JAPAN
Kimetsu no Yaiba or Damon Slayer, © Weekly Young Jump, Shueisha Inc.

Kimetsu no Yaiba or Damon Slayer, © Weekly Young Jump, Shueisha Inc. ()

The popularity of anime is growing faster than ever, especially internationally. Netflix reports that over 120 million households worldwide watched at least one Japanese animation title last year, just on their platform alone. With roughly another 120 million Crunchyroll (anime streaming service) accounts in existence, and new “Demon Slayer” episodes pulling in 19% viewership across Japan, we can assume that hundreds of millions of people have some Japanese cartoons mixed into their media diet.

Anime is now mainstream, or so we think. At the time of writing, Demon Slayer: Kimetsu no Yaiba – The Movie: Mugen Train and the half-billion USD it accumulated, sits as the highest-grossing anime and Japanese film ever made, in addition to being the most successful film worldwide in 2020. Economically, the film saved anime from a worse fate, which brings us to our real issue. ‘Anime as an economy’ is embracing the same dire lack of creativity that has plagued Hollywood for over a decade, rehashing the same formulas for guaranteed profit.

Broadly speaking, we can boil most anime down to one of two vague categories: ‘anime for the masses’ and ‘anime for anime people’—otaku, if you like. The former includes productions like Ghibli Films, Doraemon-Esque kids’ staples, and those cultivated from the ever culturally-dominating Weekly Shonen Jump. Historic juggernauts like “Dragon Ball” and “One Piece,” to today’s favorites “Demon Slayer” and “Jujutsu Kaisen,” all originated from this magazine stockpiled next to konbini cashiers every week.

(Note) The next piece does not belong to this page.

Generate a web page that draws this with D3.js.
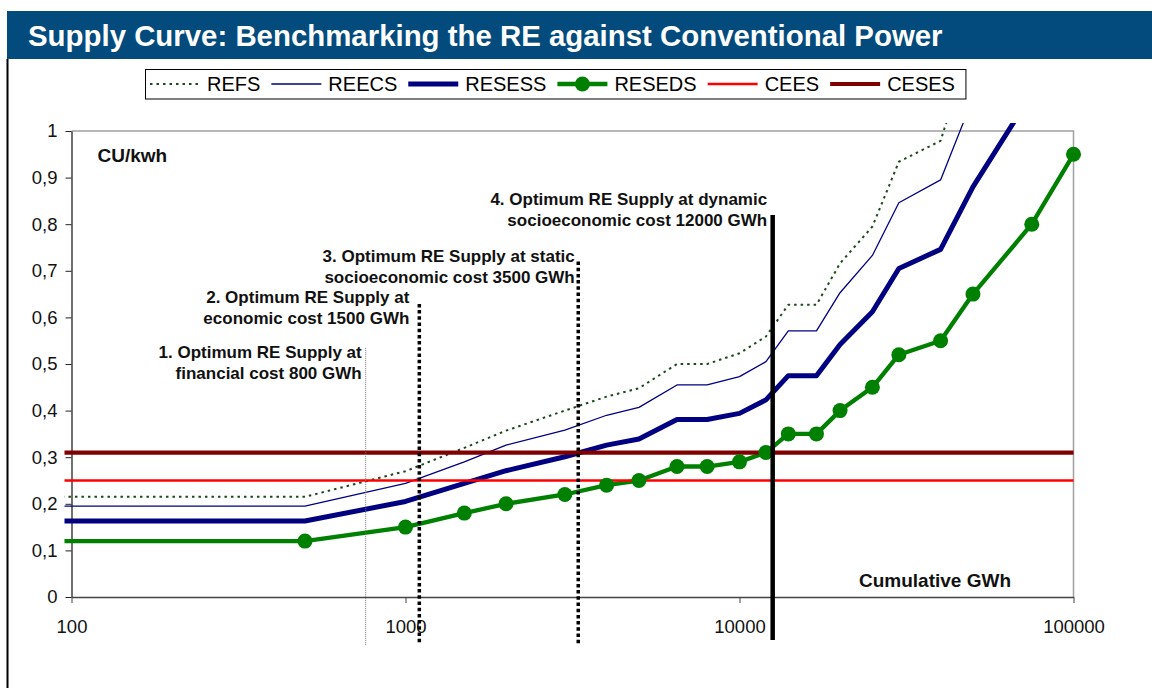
<!DOCTYPE html>
<html><head><meta charset="utf-8">
<script src="https://cdn.jsdelivr.net/npm/d3@7"></script>
<style>
body{margin:0;background:#fff;}
svg{display:block;font-family:Arial,"Liberation Sans",Helvetica,sans-serif;}
</style>
</head><body>
<svg id="chart" width="1152" height="688"></svg>
<script>
// ---------------- DATA ----------------
const chartTitle = "Supply Curve: Benchmarking the RE against Conventional Power";
const seriesNames = ["REFS", "REECS", "RESESS", "RESEDS", "CEES", "CESES"];
const cumulativeGWh = [50, 500, 1000, 1500, 2000, 3000, 4000, 5000, 6500, 8000, 10000,
  12000, 14000, 17000, 20000, 25000, 30000, 40000, 50000, 75000, 100000];
const refs   = [0.215, 0.215, 0.270, 0.320, 0.357, 0.400, 0.430, 0.448, 0.500, 0.500, 0.523,
  0.559, 0.627, 0.627, 0.716, 0.795, 0.934, 0.979, 1.200];
const reecs  = [0.195, 0.195, 0.244, 0.290, 0.326, 0.358, 0.390, 0.407, 0.455, 0.455, 0.473,
  0.505, 0.571, 0.571, 0.653, 0.733, 0.846, 0.895, 1.070];
const resess = [0.163, 0.163, 0.205, 0.244, 0.271, 0.301, 0.326, 0.339, 0.381, 0.381, 0.394,
  0.423, 0.475, 0.475, 0.542, 0.612, 0.705, 0.746, 0.880, 1.080];
const reseds = [0.12, 0.12, 0.15, 0.18, 0.20, 0.22, 0.24, 0.25, 0.28, 0.28, 0.29,
  0.31, 0.35, 0.35, 0.40, 0.45, 0.52, 0.55, 0.65, 0.80, 0.95];
const ceesCost = 0.25;
const cesesCost = 0.31;
const benchmarkGWh = [50, 100000];

const xTickValues = [100, 1000, 10000, 100000];
const xTickLabels = ["100", "1000", "10000", "100000"];
const yTickValues = [0, 0.1, 0.2, 0.3, 0.4, 0.5, 0.6, 0.7, 0.8, 0.9, 1];
const yTickLabels = ["0", "0,1", "0,2", "0,3", "0,4", "0,5", "0,6", "0,7", "0,8", "0,9", "1"];
const yAxisTitle = "CU/kwh";
const xAxisTitle = "Cumulative GWh";

// optimum supply markers (position on x axis, top of the marker line in CU/kwh)
const optimumGWh = [760, 1100, 3290, 12570];
const optimumTop = [0.534, 0.629, 0.72, 0.82];
const optimumLabels = [
  ["1. Optimum RE Supply at", "financial cost 800 GWh"],
  ["2. Optimum RE Supply at", "economic cost 1500 GWh"],
  ["3. Optimum RE Supply at static", "socioeconomic cost 3500 GWh"],
  ["4. Optimum RE Supply at dynamic", "socioeconomic cost 12000 GWh"]
];

// ---------------- LAYOUT / STYLE ----------------
const plot = {left: 71.5, right: 1073.5, top: 131, bottom: 597};
const labelGap = [4, 10, 3.5, 5.5];
const labelBaselines = [[358, 379], [302.5, 324], [262, 283], [204.5, 226]];
const optimumBottomPx = [645, 645, 645, 640];

const svg = d3.select("#chart");

const x = d3.scaleLog().domain([100, 100000]).range([plot.left, plot.right]);
const y = d3.scaleLinear().domain([0, 1]).range([plot.bottom, plot.top]);

// title bar
svg.append("rect").attr("x", 7).attr("y", 11).attr("width", 1145).attr("height", 48)
  .attr("fill", "#024b7c");
svg.append("text").attr("x", 28).attr("y", 46)
  .attr("fill", "#fff").attr("font-weight", "bold").attr("font-size", 29.4)
  .text(chartTitle);
// left frame line
svg.append("line").attr("x1", 7.5).attr("x2", 7.5).attr("y1", 59).attr("y2", 688)
  .attr("stroke", "#000").attr("stroke-width", 2);

// plot border (top & right)
svg.append("path")
  .attr("d", `M${plot.left},${plot.top}H${plot.right}V${plot.bottom}`)
  .attr("fill", "none").attr("stroke", "#a0a0a0").attr("stroke-width", 1.5);

// axes
const yAxis = d3.axisLeft(y).tickValues(yTickValues)
  .tickFormat((d, i) => yTickLabels[i]).tickSize(6).tickSizeOuter(0).tickPadding(8);
const gy = svg.append("g").attr("transform", `translate(${plot.left},0)`).call(yAxis);
gy.selectAll("text").attr("font-size", 18.5).attr("fill", "#111").attr("font-family", "Arial, 'Liberation Sans', sans-serif");
gy.select(".domain").attr("stroke", "#222").attr("stroke-width", 1.3);
gy.selectAll(".tick line").attr("stroke", "#222");

const xAxis = d3.axisBottom(x).tickValues(xTickValues)
  .tickFormat((d, i) => xTickLabels[i]).tickSize(6).tickSizeOuter(0).tickPadding(16.5);
const gx = svg.append("g").attr("transform", `translate(0,${plot.bottom})`).call(xAxis);
gx.selectAll("text").attr("font-size", 18.5).attr("fill", "#111").attr("font-family", "Arial, 'Liberation Sans', sans-serif");
gx.select(".domain").attr("stroke", "#444").attr("stroke-width", 1.5);
gx.selectAll(".tick line").attr("stroke", "#444");

// clip (Excel clips lines a few pixels outside the plot area)
svg.append("clipPath").attr("id", "plotclip").append("rect")
  .attr("x", plot.left - 7).attr("y", plot.top - 8)
  .attr("width", plot.right - plot.left + 20).attr("height", plot.bottom - plot.top + 16);

const gPlot = svg.append("g").attr("clip-path", "url(#plotclip)");
const line = d3.line().x(d => x(d[0])).y(d => y(d[1]));
const pairs = vals => vals.map((v, i) => [cumulativeGWh[i], v]);

const styles = {
  REFS:   {color: "#1a4a1a", width: 2,   dash: "2.5,4"},
  REECS:  {color: "#000080", width: 1.3, dash: null},
  RESESS: {color: "#000080", width: 5,   dash: null},
  RESEDS: {color: "#008000", width: 4.3, dash: null},
  CEES:   {color: "#ff0000", width: 2.6, dash: null},
  CESES:  {color: "#800000", width: 4.2, dash: null}
};

const seriesData = {
  REFS: pairs(refs),
  REECS: pairs(reecs),
  RESESS: pairs(resess),
  RESEDS: pairs(reseds),
  CEES: benchmarkGWh.map(g => [g, ceesCost]),
  CESES: benchmarkGWh.map(g => [g, cesesCost])
};

seriesNames.forEach(name => {
  const s = styles[name];
  gPlot.append("path").datum(seriesData[name])
    .attr("d", line).attr("fill", "none")
    .attr("stroke", s.color).attr("stroke-width", s.width)
    .attr("stroke-linejoin", "round")
    .attr("stroke-dasharray", s.dash);
});
gPlot.selectAll("circle.m").data(seriesData.RESEDS.filter(d => d[0] >= 100))
  .enter().append("circle").attr("class", "m")
  .attr("cx", d => x(d[0])).attr("cy", d => y(d[1])).attr("r", 7.5)
  .attr("fill", styles.RESEDS.color);

// axis titles
svg.append("text").attr("x", 97.5).attr("y", 162).attr("font-weight", "bold")
  .attr("font-size", 19).attr("fill", "#111").text(yAxisTitle);
svg.append("text").attr("x", 859).attr("y", 587).attr("font-weight", "bold")
  .attr("font-size", 19).attr("fill", "#111").text(xAxisTitle);

// optimum markers
const optStyles = [
  {color: "#777", width: 1, dash: "1,1"},
  {color: "#000", width: 3.5, dash: "3.5,2.7"},
  {color: "#000", width: 3.5, dash: "3.5,2.7"},
  {color: "#000", width: 4.5, dash: null}
];
optimumGWh.forEach((g, i) => {
  const px = x(g);
  svg.append("line").attr("x1", px).attr("x2", px)
    .attr("y1", y(optimumTop[i])).attr("y2", optimumBottomPx[i])
    .attr("stroke", optStyles[i].color).attr("stroke-width", optStyles[i].width)
    .attr("stroke-dasharray", optStyles[i].dash);
  optimumLabels[i].forEach((t, j) => {
    svg.append("text").attr("x", px - labelGap[i]).attr("y", labelBaselines[i][j])
      .attr("text-anchor", "end").attr("font-weight", "bold").attr("font-size", 17)
      .attr("fill", "#111").text(t);
  });
});

// legend
const gLeg = svg.append("g");
const legBox = gLeg.append("rect").attr("x", 145.5).attr("y", 69.5).attr("height", 29.5)
  .attr("fill", "#fff").attr("stroke", "#000").attr("stroke-width", 1);
let lx = 150;
const ly = 84;
seriesNames.forEach(name => {
  const s = styles[name];
  gLeg.append("line").attr("x1", lx).attr("x2", lx + 50).attr("y1", ly).attr("y2", ly)
    .attr("stroke", s.color).attr("stroke-width", name === "REECS" ? 1.3 : s.width)
    .attr("stroke-dasharray", s.dash);
  if (name === "RESEDS") {
    gLeg.append("circle").attr("cx", lx + 25).attr("cy", ly).attr("r", 7.5).attr("fill", s.color);
  }
  const t = gLeg.append("text").attr("x", lx + 57).attr("y", ly + 7)
    .attr("font-size", 20).attr("fill", "#000").text(name);
  lx = lx + 57 + t.node().getComputedTextLength() + 11;
});
legBox.attr("width", lx - 145.5 - 0);
</script>
</body></html>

Occasionally, other Shonen Magazine-derived series like “Attack on Titan” and “Tokyo Revengers” obtain real popularity—but most anime embraced by society at large hail from Shonen Jump, with its repetitive but profitable battle story formula. It is a huge equivalent to the Disney-Marvel paradigm, less because it’s comic-related and more the way it generates threads together and sells its many IPs. We might not have a ‘Jump Cinematic Universe’ just yet, but spiritually it’s always been one—having grown a worldwide fanbase that’s hundreds of millions deep for decades.

Before, kids around the world would be introduced to staples like “Pokémon” or “Naruto” and either leave anime behind as they got older or branch out to ‘anime for anime people’ shows. Now, even the most ardent of anime lovers are more vocal about Shonen Jump shows than anything made for ‘real anime fans.’ It mirrors the shambling world of cinephilia, filled with so-called movie buffs chastising Martin Scorsese for ‘not getting’ superhero films. The difference here, though, is: who could blame anime fans?

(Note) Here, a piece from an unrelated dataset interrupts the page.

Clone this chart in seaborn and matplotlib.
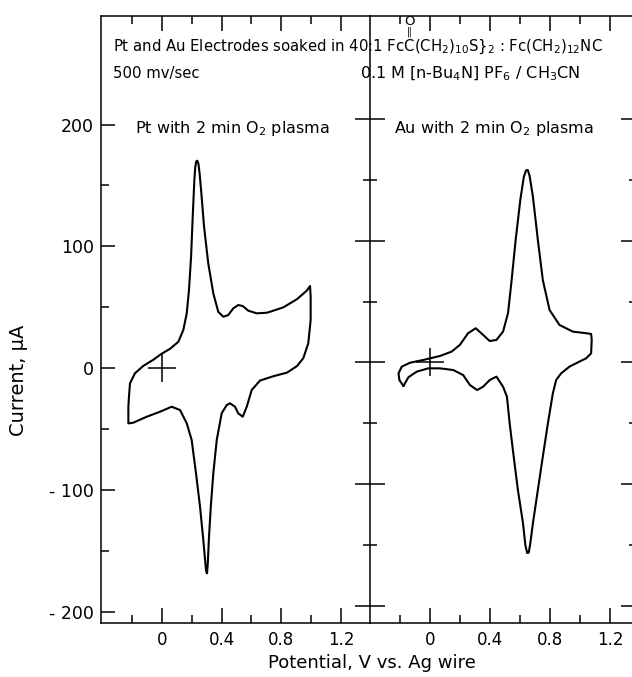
import matplotlib
matplotlib.use("Agg")
import numpy as np
import pandas as pd
import matplotlib.pyplot as plt
import seaborn as sns
from matplotlib.ticker import FixedLocator, NullFormatter

# Pt electrode: anodic (upper) and cathodic (lower) branches, V vs Ag wire / uA
pt_up_v = [-0.224, -0.224, -0.220, -0.213, -0.180, -0.124, -0.057, -0.007, 0.055, 0.111,
           0.144, 0.167, 0.182, 0.196, 0.207, 0.218, 0.224, 0.231, 0.238, 0.245,
           0.253, 0.263, 0.283, 0.311, 0.345, 0.378, 0.412, 0.445, 0.479, 0.512,
           0.542, 0.579, 0.636, 0.703, 0.725, 0.814, 0.904, 0.971, 0.993]
pt_up_i = [-45.1, -31.5, -23.3, -12.3, -4.1, 2.0, 7.0, 11.5, 16.0, 21.8,
           31.4, 45.1, 64.2, 91.5, 124.4, 154.5, 165.0, 169.8, 170.3, 168.0,
           160.0, 146.4, 116.2, 86.2, 61.5, 46.4, 42.3, 43.7, 49.2, 51.9,
           51.1, 47.3, 45.1, 45.6, 46.4, 50.0, 56.6, 63.7, 67.5]
pt_dn_v = [0.997, 0.997, 0.981, 0.948, 0.906, 0.839, 0.747, 0.658, 0.602, 0.569,
           0.542, 0.512, 0.490, 0.457, 0.435, 0.401, 0.368, 0.345, 0.328, 0.315,
           0.308, 0.303, 0.297, 0.289, 0.278, 0.256, 0.229, 0.200, 0.167, 0.122,
           0.066, -0.012, -0.101, -0.191, -0.218]
pt_dn_i = [58.7, 39.6, 20.5, 8.4, 1.9, -3.5, -6.5, -10.0, -17.8, -31.5,
           -39.7, -36.9, -31.5, -28.7, -30.1, -36.9, -58.8, -86.1, -113.5, -140.8,
           -160.0, -168.2, -166.5, -156.0, -140.8, -113.5, -86.1, -58.8, -45.1, -34.2,
           -31.5, -35.6, -39.7, -44.6, -45.1]

# Au electrode
au_up_v = [-0.177, -0.204, -0.210, -0.188, -0.133, -0.044, 0.066, 0.144, 0.199, 0.254,
           0.305, 0.354, 0.398, 0.443, 0.487, 0.520, 0.542, 0.571, 0.602, 0.625,
           0.640, 0.652, 0.664, 0.686, 0.719, 0.752, 0.797, 0.863, 0.952, 1.041, 1.074]
au_up_i = [-19.3, -14.4, -8.9, -3.4, -0.2, 2.1, 5.3, 8.9, 14.4, 24.0,
           28.1, 22.6, 17.6, 18.5, 25.3, 40.4, 65.0, 100.5, 133.3, 152.0,
           157.5, 157.9, 153.0, 136.0, 100.5, 67.7, 43.1, 30.8, 25.3, 24.0, 23.4]
au_dn_v = [1.078, 1.074, 1.041, 0.996, 0.930, 0.874, 0.841, 0.819, 0.786, 0.752,
           0.719, 0.686, 0.668, 0.658, 0.648, 0.636, 0.620, 0.586, 0.558, 0.531, 0.513,
           0.487, 0.443, 0.398, 0.354, 0.314, 0.266, 0.221, 0.155, 0.066, -0.011,
           -0.088, -0.144, -0.177]
au_dn_i = [18.5, 7.5, 3.4, 0.7, -3.4, -8.9, -14.4, -25.3, -49.9, -77.3,
           -104.6, -131.9, -149.0, -156.0, -156.3, -150.0, -131.9, -104.6, -77.3, -49.9, -28.1,
           -19.9, -11.6, -14.4, -19.9, -22.6, -18.5, -10.3, -6.2, -4.8, -4.8,
           -7.5, -12.1, -19.3]

x_major = [0, 0.4, 0.8, 1.2]
x_minor = [-0.2, 0.2, 0.6, 1.0]
x_labels = ["0", "0.4", "0.8", "1.2"]
y_major = [-200, -100, 0, 100, 200]
y_minor = [-150, -50, 50, 150]
y_labels = ["- 200", "- 100", "0", "100", "200"]

sns.set_style("ticks")
plt.rcParams["font.family"] = ["DejaVu Sans"]
plt.rcParams["mathtext.fontset"] = "dejavusans"
plt.rcParams["text.color"] = "black"
plt.rcParams["axes.labelcolor"] = "black"

W, H = 632, 677
fig = plt.figure(figsize=(W / 100, H / 100), dpi=100)


def box(x0, x1, y0, y1):
    return [x0 / W, 1 - y1 / H, (x1 - x0) / W, (y1 - y0) / H]


ax1 = fig.add_axes(box(101, 370, 16, 623))
ax2 = fig.add_axes(box(370, 636, 16, 623))

pt = pd.DataFrame({"potential": pt_up_v + pt_dn_v, "current": pt_up_i + pt_dn_i})
au = pd.DataFrame({"potential": au_up_v + au_dn_v, "current": au_up_i + au_dn_i})

for ax, df in [(ax1, pt), (ax2, au)]:
    sns.lineplot(data=df, x="potential", y="current", sort=False, estimator=None,
                 color="black", lw=1.5, ax=ax)
    sns.scatterplot(x=[0], y=[0], marker="+", s=400, color="black",
                    linewidth=1.1, ax=ax)
    ax.xaxis.set_major_locator(FixedLocator(x_major))
    ax.xaxis.set_minor_locator(FixedLocator(x_minor))
    ax.yaxis.set_major_locator(FixedLocator(y_major))
    ax.yaxis.set_minor_locator(FixedLocator(y_minor))
    ax.set_xticklabels(x_labels)
    ax.tick_params(axis="x", which="both", direction="in", top=True, bottom=True,
                   width=1.1, labelsize=12, pad=6, colors="black")
    ax.tick_params(axis="x", which="major", length=10.5)
    ax.tick_params(axis="x", which="minor", length=5.5)
    for s in ax.spines.values():
        s.set_linewidth(1.1)
        s.set_color("black")
    ax.set_xlabel("")
    ax.set_ylabel("")

ax1.set_xlim(-0.4073, 1.3945)
ax1.set_ylim(-208.9, 289.0)
ax2.set_xlim(-0.4, 1.3733)
ax2.set_ylim(-213.7, 284.2)

ax1.spines["right"].set_visible(False)
ax1.set_yticklabels(y_labels)
ax1.tick_params(axis="y", which="both", direction="in", left=True, right=False,
                width=1.1, labelsize=12.5, pad=5, colors="black")
ax1.tick_params(axis="y", which="major", length=10)
ax1.tick_params(axis="y", which="minor", length=5.8)

ax2.spines["right"].set_visible(False)
ax2.yaxis.set_major_formatter(NullFormatter())
ax2.tick_params(axis="y", which="both", direction="inout", left=True, right=True,
                labelleft=False, width=1.1, colors="black")
ax2.tick_params(axis="y", which="major", length=21.6)
ax2.tick_params(axis="y", which="minor", length=10)

ax1.set_ylabel("Current, μA", fontsize=14)
ax1.yaxis.set_label_coords((28 - 101) / 269, (623 - 380) / 607)
ax1.set_xlabel("Potential, V vs. Ag wire", fontsize=13)
ax1.xaxis.set_label_coords((372 - 101) / 269, -(654 - 623) / 607)

# heading and panel captions
head_size = 10.7
fig.text(113 / W, 1 - 51 / H,
         r"Pt and Au Electrodes soaked in 40:1 FcC(CH$_2$)$_{10}$S}$_2$ : Fc(CH$_2$)$_{12}$NC",
         ha="left", va="baseline", fontsize=head_size)

# carbonyl O= drawn above the second C of "FcC"
renderer = fig.canvas.get_renderer()
probe = fig.text(0, 0, "Pt and Au Electrodes soaked in 40:1 Fc", fontsize=head_size)
pre_w = probe.get_window_extent(renderer).width
probe.set_text("C")
c_w = probe.get_window_extent(renderer).width
probe.remove()
xc = (113 + pre_w + c_w / 2) / W
fig.text(xc, 1 - 37 / H, "‖", ha="center", va="bottom", fontsize=7)
fig.text(xc, 1 - 28 / H, "O", ha="center", va="bottom", fontsize=9.5)

fig.text(113 / W, 1 - 78 / H, "500 mv/sec", ha="left", va="baseline", fontsize=10.7)
fig.text(360 / W, 1 - 78 / H, r"0.1 M [n-Bu$_4$N] PF$_6$ / CH$_3$CN",
         ha="left", va="baseline", fontsize=11.5)
fig.text(232 / W, 1 - 133 / H, r"Pt with 2 min O$_2$ plasma",
         ha="center", va="baseline", fontsize=11.5)
fig.text(494 / W, 1 - 133 / H, r"Au with 2 min O$_2$ plasma",
         ha="center", va="baseline", fontsize=11.5)

fig.savefig("out.png", dpi=100, facecolor="white")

Percentage-wise, most anime are dull affairs made to sell figures of girls, models of robots, and other merchandise now likely in a landfill—but the creators used to be allowed to try. From the early 70s through the mid-2000s, creators and producers threw any and everything at the wall, seeing what would stick. Galactic trains journeying through the stars; traumatized teens who transformed into animals when you hugged them; a guy in a big red trench coat called The Human Typhoon running around Mars. Money mattered, but animators strived to grow something new, cool and moving.

Looking at the winter 2022 anime line-up, over 20% of new anime can firmly be called isekai; the formulaic, wish-fulfillment sub-genre that sees hapless regular earthlings sent off to RPG-inspired alternate worlds and net a bunch of girls. Another 30% in the line-up are sequels, and the rest are a dozen other shows about high school girls.

Admittedly, like the moé boom before isekai, and the borderline softcore material before that, ‘anime for anime people’ has always produced a lot of crap; every so-called ‘masterpiece’ is released alongside a heap of dung no one has thought about since it finished airing. Works of Japanese animation that strive for some greater artistic or narrative expression, as opposed to just profit, are fewer and further between than ever before.

Just as Hollywood has figured out that milquetoast sequels and spin-offs to existing franchises net the biggest profits, the once creatively fertile ground of anime has been largely repurposed to cultivate exactly two strands of Japanese animation; teen boys with superpowers fighting each other, or teen boys in generic Tolkienesque landscapes romancing priestesses and elves. This doesn’t mean to imply it’s all bad, but go back to something like “Cowboy Bebop,” and you’ll see there used to be more artistry to it all.